Interoperability of AES CTR mode?

I use AES128 crypto in CTR mode for encryption, implemented for different clients (Android/Java and iOS/ObjC). The 16 byte IV used when encrypting a packet is formated like this:
<11 byte nonce> | <4 byte packet counter> | 0
The packet counter (included in a sent packet) is increased by one for every packet sent. The last byte is used as block counter, so that packets with fewer than 256 blocks always get a unique counter value. I was under the assumption that the CTR mode specified that the counter should be increased by 1 for each block, using the 8 last bytes as counter in a big endian way, or that this at least was a de facto standard. This also seems to be the case in the Sun crypto implementation.
I was a bit surprised when the corresponding iOS implementation (using CommonCryptor, iOS 5.1) failed to decode every block except the first when decoding a packet. It seems that CommonCryptor defines the counter in some other way. The CommonCryptor can be created in both big endian and little endian mode, but some vague comments in the CommonCryptor code indicates that this is not (or at least has not been) fully supported:
http://www.opensource.apple.com/source/CommonCrypto/CommonCrypto-60026/Source/API/CommonCryptor.c
/* corecrypto only implements CTR_BE. No use of CTR_LE was found so we're marking
this as unimplemented for now. Also in Lion this was defined in reverse order.
See <rdar://problem/10306112> */
By decoding block by block, each time setting the IV as specified above, it works nicely.
My question: is there a "right" way of implementing the CTR/IV mode when decoding multiple blocks in a single go, or can I expect it to be interoperability problems when using different crypto libs? Is CommonCrypto bugged in this regard, or is it just a question of implementing the CTR mode differently?
The definition of the counter is (loosely) specified in NIST recommendation sp800-38a Appendix B. Note that NIST only specifies how to use CTR mode with regards to security; it does not define one standard algorithm for the counter.
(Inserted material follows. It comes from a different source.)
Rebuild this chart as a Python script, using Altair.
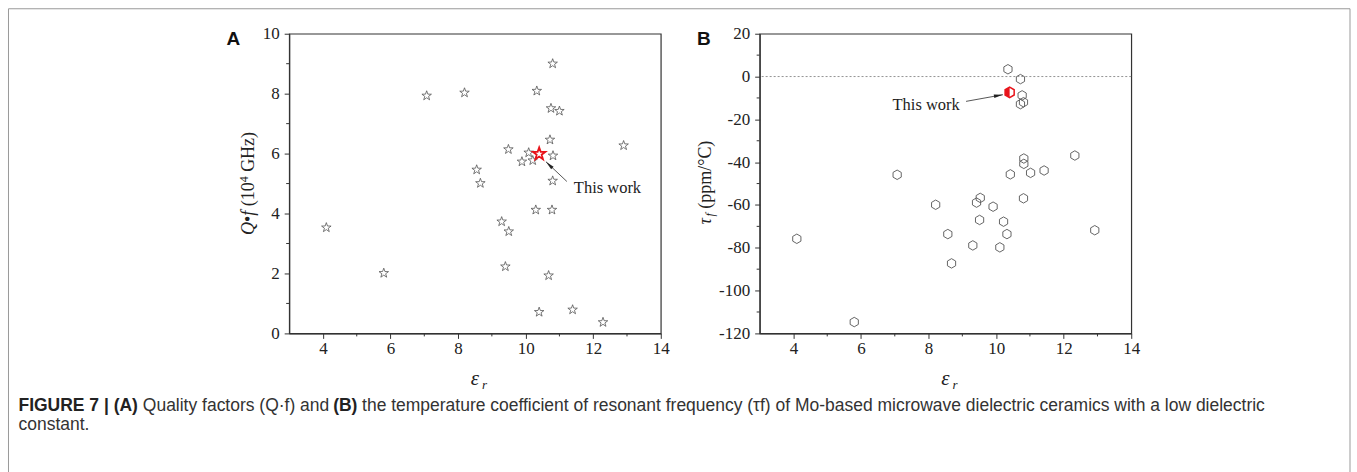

To answer your question directly, whatever you do you should expect the counter to be incremented by one each time. The counter should represent a 128 bit big endian integer according to the NIST specifications. It may be that only the least significant (rightmost) bits are incremented, but that will usually not make a difference unless you pass the 2^32 - 1 or 2^64 - 1 value.
For the sake of compatibility you could decide to use the first (leftmost) 12 bytes as random nonce, and leave the latter ones to zero, then let the implementation of the CTR do the increments. In that case you simply use a 96 bit / 12 byte random at the start, in that case there is no need for a packet counter.
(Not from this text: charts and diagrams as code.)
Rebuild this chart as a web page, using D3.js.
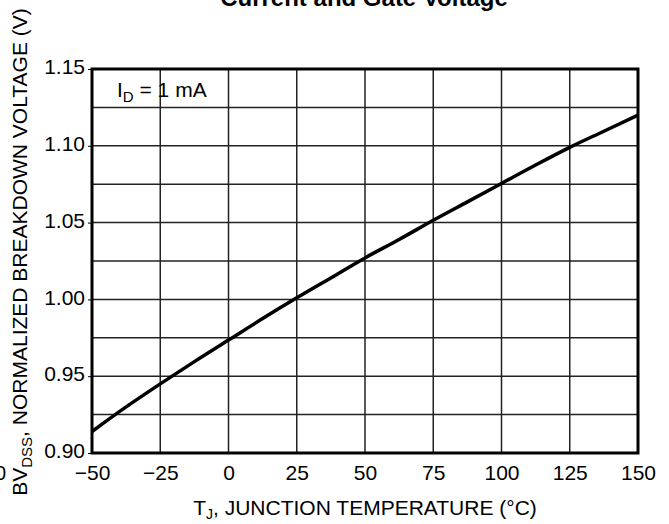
<!DOCTYPE html>
<html lang="en">
<head>
<meta charset="UTF-8">
<title>Normalized Breakdown Voltage vs Junction Temperature</title>
<script src="https://d3js.org/d3.v7.min.js"></script>
<style>
  body { margin: 0; background: #fff; }
  svg { display: block; font-family: "Liberation Sans", Arial, sans-serif; }
</style>
</head>
<body>
<svg id="chart" width="669" height="524"></svg>
<script>
// data
const tempC = [-50, -37.5, -25, -12.5, 0, 12.5, 25, 37.5, 50, 62.5, 75, 87.5, 100, 112.5, 125, 137.5, 150];
const bvNorm = [0.914, 0.930, 0.945, 0.9595, 0.9735, 0.9875, 1.001, 1.014, 1.027, 1.039, 1.0515, 1.0635, 1.0755, 1.0875, 1.099, 1.1095, 1.120];
const xTicks = [-50, -25, 0, 25, 50, 75, 100, 125, 150];
const yTicks = [0.90, 0.95, 1.00, 1.05, 1.10, 1.15];
const yGrid = d3.range(0, 11).map(i => 0.90 + i * 0.025);

const svg = d3.select("#chart");
const margin = { top: 69, right: 31, bottom: 71, left: 92 };
const width = 669 - margin.left - margin.right;
const height = 524 - margin.top - margin.bottom;

const g = svg.append("g").attr("transform", `translate(${margin.left},${margin.top})`);

const x = d3.scaleLinear().domain([-50, 150]).range([0, width]);
const y = d3.scaleLinear().domain([0.90, 1.15]).range([height, 0]);

// grid
g.selectAll(".vgrid").data(xTicks).enter().append("line")
  .attr("x1", d => x(d)).attr("x2", d => x(d))
  .attr("y1", 0).attr("y2", height)
  .attr("stroke", "#222").attr("stroke-width", 1.5);
g.selectAll(".hgrid").data(yGrid).enter().append("line")
  .attr("x1", 0).attr("x2", width)
  .attr("y1", d => y(d)).attr("y2", d => y(d))
  .attr("stroke", "#222").attr("stroke-width", 1.5);

// axes (labels only, frame drawn separately)
const yAxis = g.append("g")
  .call(d3.axisLeft(y).tickValues(yTicks).tickFormat(d3.format(".2f")).tickSize(4).tickPadding(3));
yAxis.select(".domain").remove();
yAxis.selectAll("text").attr("font-size", 21).attr("fill", "#000").attr("dy", "0.22em");
yAxis.selectAll("line").attr("stroke", "#000");

const xAxis = g.append("g").attr("transform", `translate(0,${height})`)
  .call(d3.axisBottom(x).tickValues(xTicks).tickSize(0).tickPadding(12));
xAxis.select(".domain").remove();
xAxis.selectAll("text").attr("font-size", 21).attr("fill", "#000");

// frame
g.append("rect").attr("width", width).attr("height", height)
  .attr("fill", "none").attr("stroke", "#000").attr("stroke-width", 3);

// curve
const line = d3.line().x((d, i) => x(tempC[i])).y(d => y(d)).curve(d3.curveMonotoneX);
g.append("path").datum(bvNorm).attr("d", line)
  .attr("fill", "none").attr("stroke", "#000").attr("stroke-width", 3.5);

// annotation
const ann = g.append("text").attr("x", 25).attr("y", 28).attr("font-size", 21);
ann.append("tspan").text("I");
ann.append("tspan").attr("font-size", 15).attr("dy", 5).text("D");
ann.append("tspan").attr("dy", -5).text(" = 1 mA");

// title (clipped at top in reference)
svg.append("text").attr("x", 364).attr("y", 6).attr("text-anchor", "middle")
  .attr("font-size", 24).attr("font-weight", "bold").text("Current and Gate Voltage");

// x title
const xt = svg.append("text").attr("x", 365).attr("y", 515).attr("text-anchor", "middle").attr("font-size", 21);
xt.append("tspan").text("T");
xt.append("tspan").attr("font-size", 14).attr("dy", 4).text("J");
xt.append("tspan").attr("dy", -4).text(", JUNCTION TEMPERATURE (°C)");

// y title
const yt = svg.append("text").attr("transform", "translate(27,252) rotate(-90)")
  .attr("text-anchor", "middle").attr("font-size", 21);
yt.append("tspan").text("BV");
yt.append("tspan").attr("font-size", 15).attr("dy", 5).text("DSS");
yt.append("tspan").attr("dy", -5).text(", NORMALIZED BREAKDOWN VOLTAGE (V)");

// stray clipped character at left edge
svg.append("text").attr("x", 6).attr("y", 480).attr("text-anchor", "end").attr("font-size", 20).text("0");
</script>
</body>
</html>
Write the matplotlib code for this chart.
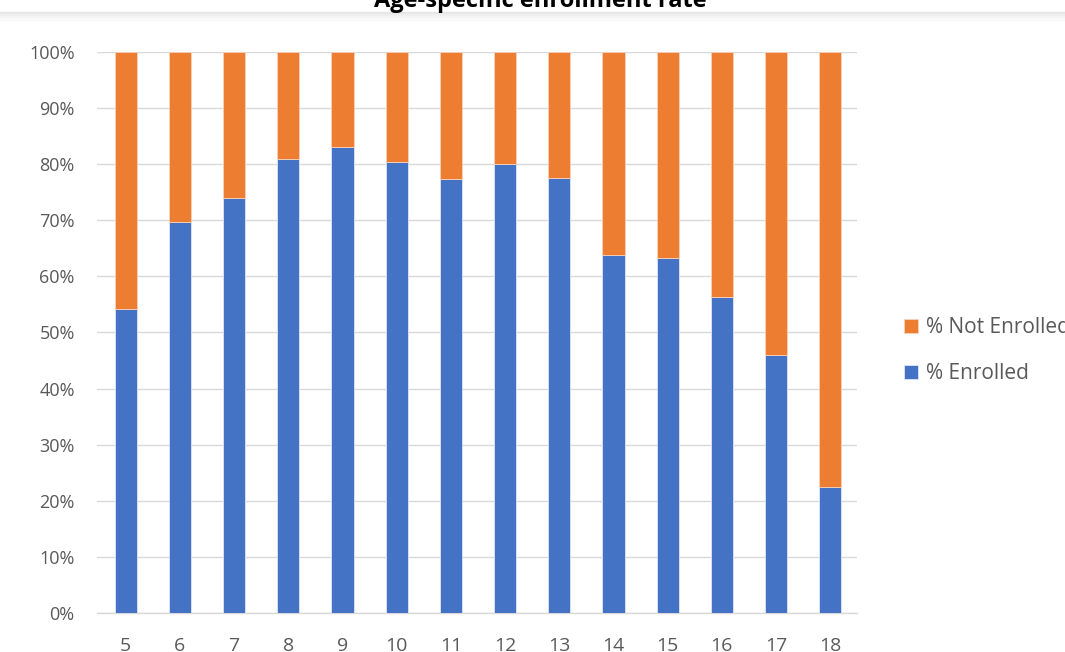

You are however limited to 2^32 * 16 bytes of plaintext until the counter uses up all the available bits. It is implementation specific if the counter returns to zero or if the nonce itself is included in the counter, so you may want to limit yourself to messages of 68,719,476,736 = ~68 GB (yes that's base 10, Giga means 1,000,000,000).
because of the birthday problem you've got a 2^48 chance (48 = 96 / 2) of creating a collision for the nonce (required for each message, not each block), so you should limit the amount of messages;
if some attacker tricks you into decrypting 2^32 packets for the same nonce, you run out of counter.
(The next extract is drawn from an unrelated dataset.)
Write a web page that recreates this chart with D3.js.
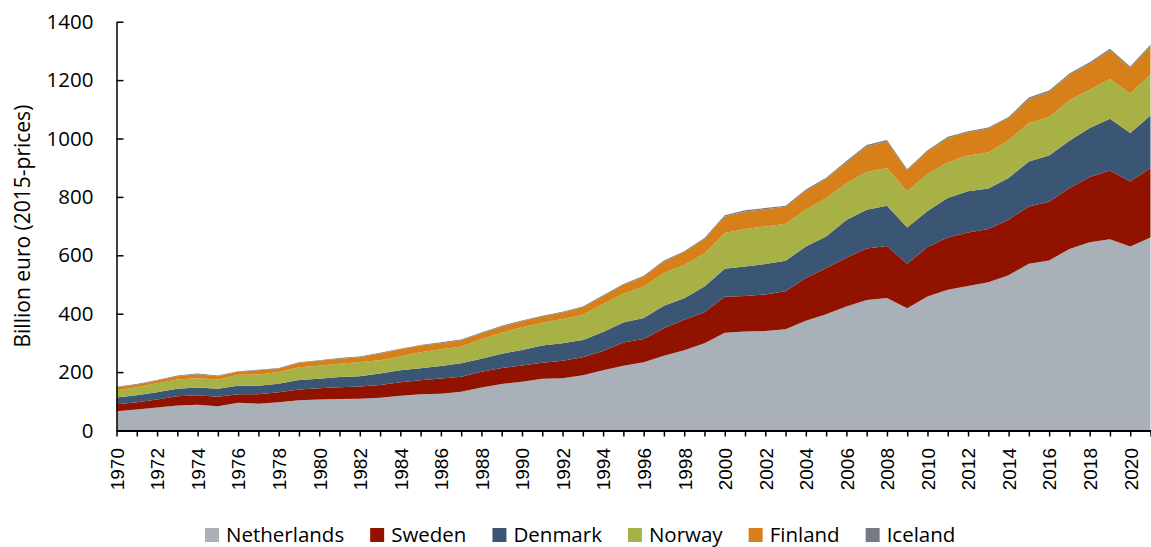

In case this is still incompatible (test!) then use the initial 8 bytes as nonce. Unfortunately that does mean that you need to limit the number of messages because of the birthday problem.
Further investigations sheds some light on the CommonCrypto problem:
In iOS 6.0.1 the little endian option is now unimplemented. Also, I have verified that CommonCrypto is bugged in that the CCCryptorReset method does not in fact change the IV as it should, instead using pre-existing IV. The behaviour in 6.0.1 is different from 5.x.
This is potentially a security risc, if you initialize CommonCrypto with a nulled IV, and reset it to the actual IV right before encrypting. This would lead to all your data being encrypted with the same (nulled) IV, and multiple streams (that perhaps should have different IV but use same key) would leak data via a simple XOR of packets with corresponding ctr.